This coming Thursday is St.George's Day. In London, there will be various events on the day, kicking off with an appearance by the Mayor, Boris Johnson, at Leadenhall Market in the City. However the main event will be this Saturday (25th April): a festival of music in Trafalgar Square.
Johnson wrote yesterday about the huge public response to the celebrations when they were first announced. Certainly the rise of an English consciousness is one of the significant cultural/political stories of the past decade. What is astonishing is that it has been an almost totally grassroots phenomenon, with no official sanction whatsoever (until perhaps now). It has not been encouraged - indeed, has been actively discouraged.
There is a marked rise in people who, without a second thought, would once have called themselves British now referring to themselves as English. This is mirrored in the increasing use of the St. George flag. If one looks at footage of the 1966 World Cup final, the Union flag dominates as a matter of course. By the time of the last world cup, this had been replaced by a sea of red crosses.
Resentment at the aggressiveness of Scottish nationalism might be a factor, as indeed might be the various encroachments of the EU and indeed the cult of globalisation.
But it's likely that the main inspiration for the upsurge has been the disastrous doctrine of multiculturalism, which needed a common enemy if it was to work. 'The English' became shorthand for the majority (which, in factual terms alone, they are.) On an unconscious level, millions realised this.
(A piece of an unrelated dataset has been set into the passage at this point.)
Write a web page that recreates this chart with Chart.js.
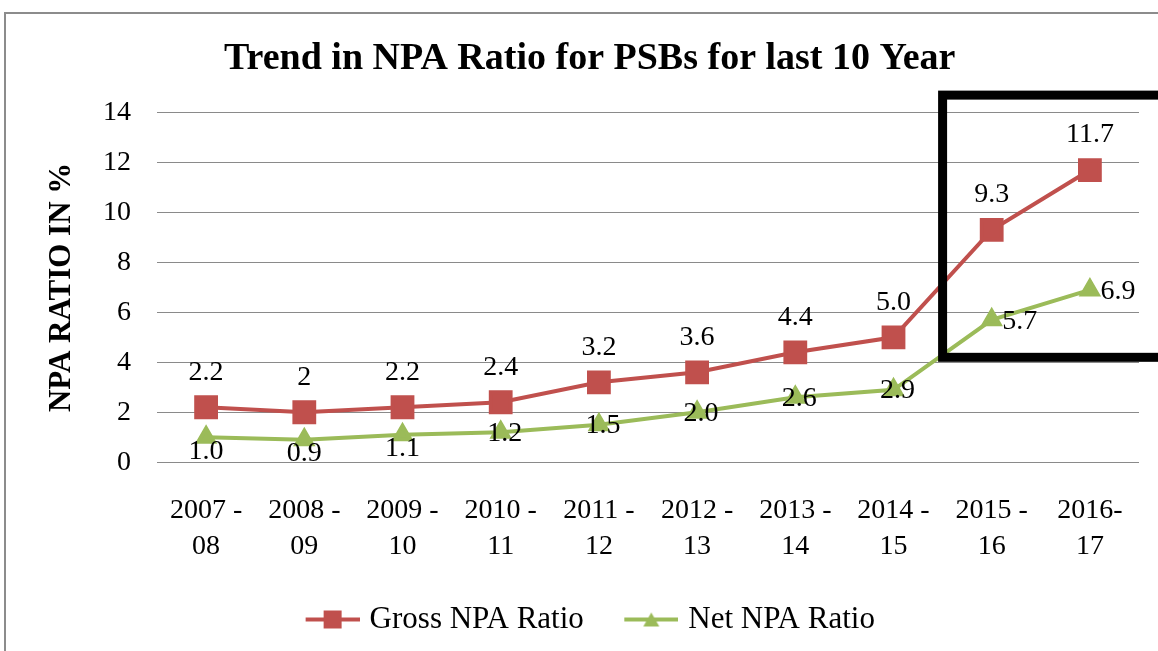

The cultural establishment has happily reinforced the doctrine. Over the past decade, amongst commentators, academics and creatives, deconstructing 'Englishness' became the order of the day, in a way which would not be tolerated by the Scots, say, or the Welsh, who have instead been encouraged at every turn to re-affirm their sense of identity.
So Eddie Izzard can produce a TV series called 'Mongrel Nation' which is dedicated to showing Englishness as nothing more than a series of random influences, and this passes unquestioned into the new orthodoxy (if he had made a similarly titled programme about Scotland, he would almost certainly never work there again). AA Gill can write a book about the English (Angry Nation) which, if applied to any other group, would have seen him facing charges of racism.
This negative onslaught is the background to the new-found celebration of England. Of course, there are certain sections of even the more conservative establishment who rather recoil at the sight of flags on cars and hanging from front windows. It's not the sort of thing we do, they say. They look back instead to a time of undemonstrative, understated patriotism, characterised by the more melancholy passages of Elgar, or that sense of wistfulness and nostaglia inspired by the English landscape.
This is indeed an attractive vision which it is still possible to respond to. But it no longer cuts it in the modern world. It was in any case based on an inherent assumption of superiority. We don't need to shout about who we are, it seemed to be saying. We simply ARE. For better or worse, those days are long gone; the country's own cultural and political establishment have seen to that.
The new celebration of England and Englishness will be more visible simply because, in the minds of millions, it needs to be. Those flying the flags are not bone-headed racists or throwbacks; they might shout about it now because that is what other groups do, and have been encouraged to do. It is, they've concluded, the only way of being heard.



Tom Waterhouse (not verified) | Mon, 2009-04-20 10:09
A very perceptive and well-argued piece. Very well done indeed.